__TASK DESCRIPTION__
Copy each line that has the string "this" somewhere in it.

__DATA FOR THE TASK__

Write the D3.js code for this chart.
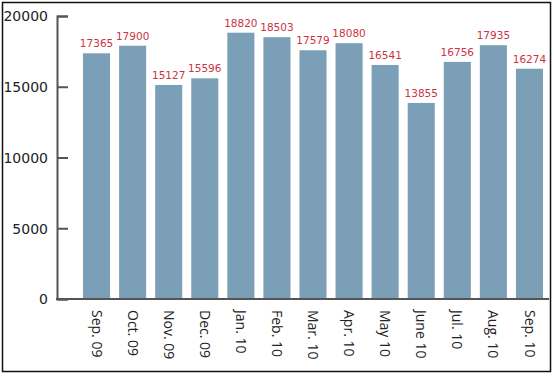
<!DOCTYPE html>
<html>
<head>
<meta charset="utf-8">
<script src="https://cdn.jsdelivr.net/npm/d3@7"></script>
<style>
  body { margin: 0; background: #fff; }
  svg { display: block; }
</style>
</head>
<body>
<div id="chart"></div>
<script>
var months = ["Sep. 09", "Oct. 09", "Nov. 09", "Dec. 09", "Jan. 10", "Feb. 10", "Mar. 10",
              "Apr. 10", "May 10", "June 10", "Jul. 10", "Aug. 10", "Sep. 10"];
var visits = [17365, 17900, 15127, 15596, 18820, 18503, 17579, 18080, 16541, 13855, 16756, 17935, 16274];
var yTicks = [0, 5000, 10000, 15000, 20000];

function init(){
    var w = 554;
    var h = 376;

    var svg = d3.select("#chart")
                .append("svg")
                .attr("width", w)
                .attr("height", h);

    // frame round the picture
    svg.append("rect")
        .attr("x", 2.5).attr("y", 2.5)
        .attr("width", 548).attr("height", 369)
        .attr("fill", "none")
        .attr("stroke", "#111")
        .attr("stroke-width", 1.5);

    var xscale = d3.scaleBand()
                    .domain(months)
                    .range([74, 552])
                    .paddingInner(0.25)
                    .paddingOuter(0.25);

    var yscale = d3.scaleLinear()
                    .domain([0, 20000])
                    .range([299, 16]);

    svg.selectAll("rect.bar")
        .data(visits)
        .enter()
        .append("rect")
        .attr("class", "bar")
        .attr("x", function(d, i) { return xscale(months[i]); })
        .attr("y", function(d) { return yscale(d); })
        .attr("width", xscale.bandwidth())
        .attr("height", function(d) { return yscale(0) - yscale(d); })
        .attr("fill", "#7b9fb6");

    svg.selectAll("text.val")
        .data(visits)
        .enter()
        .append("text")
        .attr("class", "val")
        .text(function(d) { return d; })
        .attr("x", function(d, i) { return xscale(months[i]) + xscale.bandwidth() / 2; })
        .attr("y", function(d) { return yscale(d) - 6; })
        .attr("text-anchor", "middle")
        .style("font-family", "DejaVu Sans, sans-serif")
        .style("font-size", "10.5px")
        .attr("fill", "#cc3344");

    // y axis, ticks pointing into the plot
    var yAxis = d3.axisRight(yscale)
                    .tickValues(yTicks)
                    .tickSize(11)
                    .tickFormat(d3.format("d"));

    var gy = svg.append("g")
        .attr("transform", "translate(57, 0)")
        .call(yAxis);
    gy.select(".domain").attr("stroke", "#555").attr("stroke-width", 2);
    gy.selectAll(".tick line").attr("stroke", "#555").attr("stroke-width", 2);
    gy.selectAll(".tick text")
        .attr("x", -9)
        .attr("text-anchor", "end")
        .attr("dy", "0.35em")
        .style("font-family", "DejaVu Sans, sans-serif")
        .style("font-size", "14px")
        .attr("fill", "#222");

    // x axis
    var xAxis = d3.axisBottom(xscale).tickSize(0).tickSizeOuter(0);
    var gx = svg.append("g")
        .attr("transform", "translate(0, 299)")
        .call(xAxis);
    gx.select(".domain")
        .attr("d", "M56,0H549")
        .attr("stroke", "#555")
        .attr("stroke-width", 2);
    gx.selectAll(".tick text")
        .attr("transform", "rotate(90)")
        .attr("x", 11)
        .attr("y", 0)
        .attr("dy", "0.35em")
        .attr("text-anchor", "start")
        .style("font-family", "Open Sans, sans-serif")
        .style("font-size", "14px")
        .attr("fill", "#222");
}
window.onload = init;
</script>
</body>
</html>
--
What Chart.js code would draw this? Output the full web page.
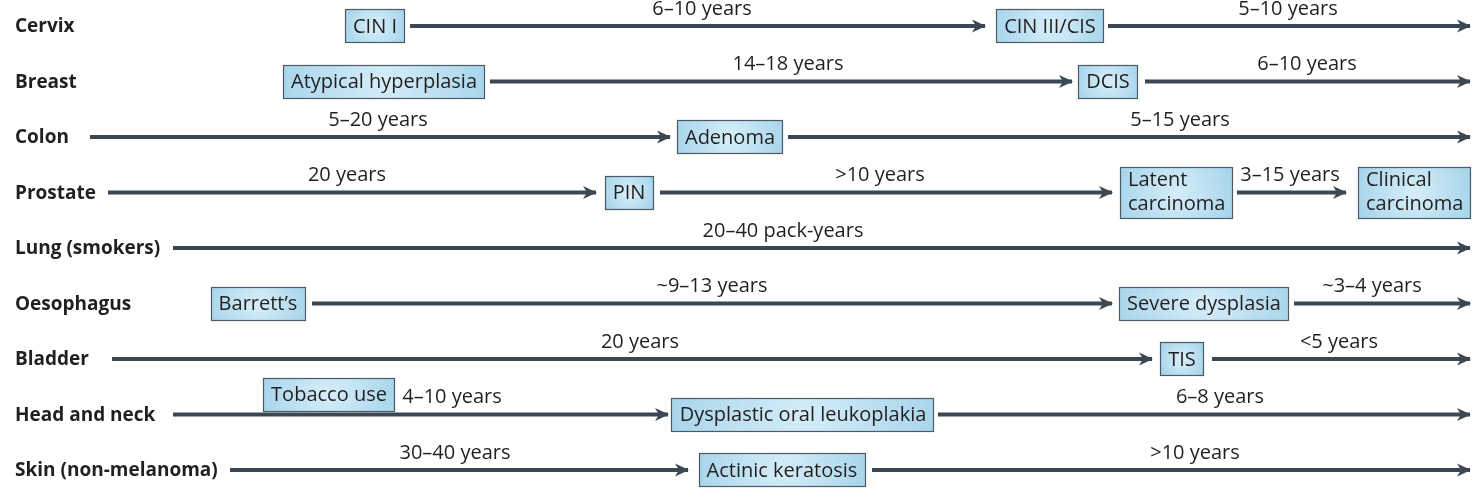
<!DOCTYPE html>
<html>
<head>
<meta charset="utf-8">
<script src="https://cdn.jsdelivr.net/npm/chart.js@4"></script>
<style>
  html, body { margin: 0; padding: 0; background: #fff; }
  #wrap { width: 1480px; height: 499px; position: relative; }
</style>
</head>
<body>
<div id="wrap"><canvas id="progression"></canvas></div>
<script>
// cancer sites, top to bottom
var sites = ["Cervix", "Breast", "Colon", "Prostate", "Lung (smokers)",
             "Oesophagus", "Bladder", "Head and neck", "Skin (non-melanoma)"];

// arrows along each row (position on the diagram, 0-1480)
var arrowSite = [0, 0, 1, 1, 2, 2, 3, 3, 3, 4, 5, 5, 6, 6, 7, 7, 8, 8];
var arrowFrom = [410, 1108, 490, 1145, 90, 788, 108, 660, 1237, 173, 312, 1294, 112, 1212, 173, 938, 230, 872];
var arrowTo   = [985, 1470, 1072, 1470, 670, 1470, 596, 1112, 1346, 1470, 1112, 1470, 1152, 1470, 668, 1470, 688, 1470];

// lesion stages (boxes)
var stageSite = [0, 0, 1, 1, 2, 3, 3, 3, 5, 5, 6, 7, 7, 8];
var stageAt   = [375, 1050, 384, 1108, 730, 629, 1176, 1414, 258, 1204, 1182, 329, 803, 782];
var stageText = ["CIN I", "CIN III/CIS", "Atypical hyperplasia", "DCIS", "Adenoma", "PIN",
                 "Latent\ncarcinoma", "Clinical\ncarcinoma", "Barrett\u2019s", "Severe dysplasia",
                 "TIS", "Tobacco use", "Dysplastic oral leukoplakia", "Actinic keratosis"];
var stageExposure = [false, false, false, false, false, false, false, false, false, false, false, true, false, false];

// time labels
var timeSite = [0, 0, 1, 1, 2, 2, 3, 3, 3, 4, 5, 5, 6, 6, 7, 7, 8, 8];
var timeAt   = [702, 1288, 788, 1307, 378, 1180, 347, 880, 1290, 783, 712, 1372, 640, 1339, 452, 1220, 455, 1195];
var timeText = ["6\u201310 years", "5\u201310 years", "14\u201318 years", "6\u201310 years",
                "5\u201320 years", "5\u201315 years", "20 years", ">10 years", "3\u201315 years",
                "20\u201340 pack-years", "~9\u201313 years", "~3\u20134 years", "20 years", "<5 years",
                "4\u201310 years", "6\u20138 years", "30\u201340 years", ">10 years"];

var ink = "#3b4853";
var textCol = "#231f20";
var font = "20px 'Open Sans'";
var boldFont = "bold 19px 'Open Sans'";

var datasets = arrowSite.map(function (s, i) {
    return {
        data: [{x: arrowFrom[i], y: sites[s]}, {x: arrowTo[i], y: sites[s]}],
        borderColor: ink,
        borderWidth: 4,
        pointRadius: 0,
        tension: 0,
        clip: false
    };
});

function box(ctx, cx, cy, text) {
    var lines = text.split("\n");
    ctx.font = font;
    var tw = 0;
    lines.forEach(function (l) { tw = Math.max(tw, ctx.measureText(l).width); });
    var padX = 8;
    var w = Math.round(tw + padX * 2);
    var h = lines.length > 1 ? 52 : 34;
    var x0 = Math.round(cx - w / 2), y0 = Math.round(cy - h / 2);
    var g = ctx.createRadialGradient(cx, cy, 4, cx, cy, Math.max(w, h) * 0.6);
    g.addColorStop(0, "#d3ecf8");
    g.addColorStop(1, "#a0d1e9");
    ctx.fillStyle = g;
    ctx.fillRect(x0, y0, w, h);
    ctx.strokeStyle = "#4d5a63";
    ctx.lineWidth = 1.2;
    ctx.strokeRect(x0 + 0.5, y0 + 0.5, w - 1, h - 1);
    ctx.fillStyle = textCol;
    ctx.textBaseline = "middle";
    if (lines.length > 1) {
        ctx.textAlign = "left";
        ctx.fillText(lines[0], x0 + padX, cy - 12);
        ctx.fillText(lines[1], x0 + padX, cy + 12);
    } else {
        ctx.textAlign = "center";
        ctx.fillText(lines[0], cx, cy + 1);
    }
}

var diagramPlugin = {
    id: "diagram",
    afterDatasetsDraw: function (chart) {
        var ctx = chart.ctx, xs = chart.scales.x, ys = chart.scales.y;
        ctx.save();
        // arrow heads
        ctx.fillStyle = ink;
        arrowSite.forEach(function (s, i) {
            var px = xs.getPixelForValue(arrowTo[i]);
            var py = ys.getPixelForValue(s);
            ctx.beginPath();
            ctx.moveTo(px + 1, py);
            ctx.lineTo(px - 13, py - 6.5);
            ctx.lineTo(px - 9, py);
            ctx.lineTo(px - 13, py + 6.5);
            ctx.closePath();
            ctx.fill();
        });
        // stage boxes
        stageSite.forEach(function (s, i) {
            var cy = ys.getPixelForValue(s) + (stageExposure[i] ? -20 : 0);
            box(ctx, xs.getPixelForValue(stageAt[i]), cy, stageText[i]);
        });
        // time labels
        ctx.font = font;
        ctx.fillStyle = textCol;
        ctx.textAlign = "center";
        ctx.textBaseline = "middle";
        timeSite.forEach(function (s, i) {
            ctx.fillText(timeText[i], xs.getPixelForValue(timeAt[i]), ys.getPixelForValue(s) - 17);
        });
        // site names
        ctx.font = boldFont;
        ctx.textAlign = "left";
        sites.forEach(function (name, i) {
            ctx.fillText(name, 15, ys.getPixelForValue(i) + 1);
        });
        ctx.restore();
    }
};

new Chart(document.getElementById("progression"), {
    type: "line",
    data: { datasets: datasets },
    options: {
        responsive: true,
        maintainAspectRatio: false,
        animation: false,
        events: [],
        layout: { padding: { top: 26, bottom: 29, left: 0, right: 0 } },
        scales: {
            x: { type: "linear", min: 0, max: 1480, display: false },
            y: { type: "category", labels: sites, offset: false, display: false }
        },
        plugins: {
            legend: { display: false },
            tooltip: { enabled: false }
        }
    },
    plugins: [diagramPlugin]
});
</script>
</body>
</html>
* * *
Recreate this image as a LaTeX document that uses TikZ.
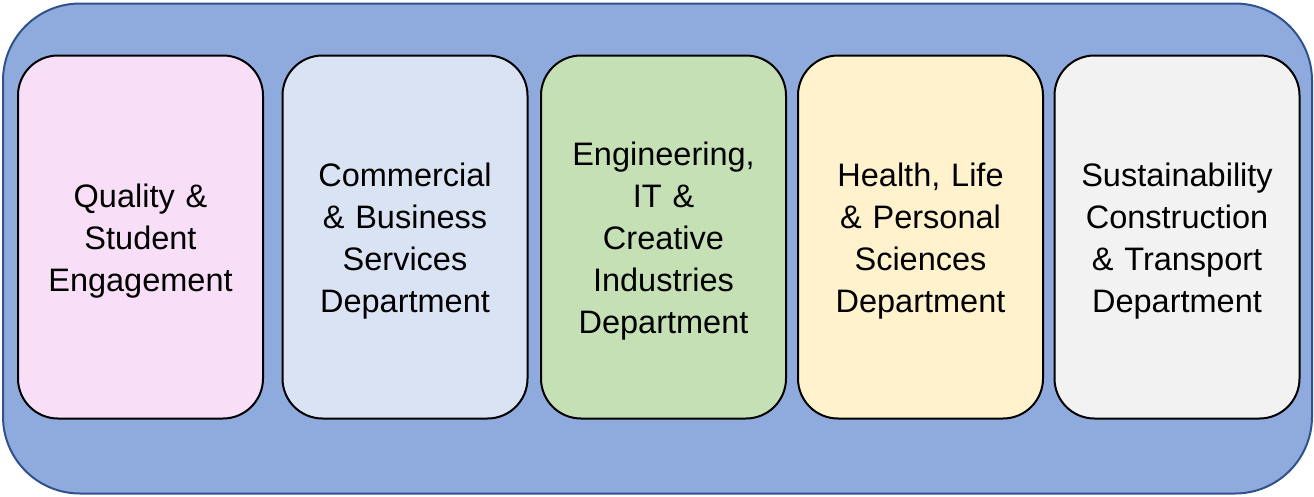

__EXERCISE SOLUTION__
Write the D3.js code for this chart.
What Chart.js code would draw this? Output the full web page.
Recreate this image as a LaTeX document that uses TikZ.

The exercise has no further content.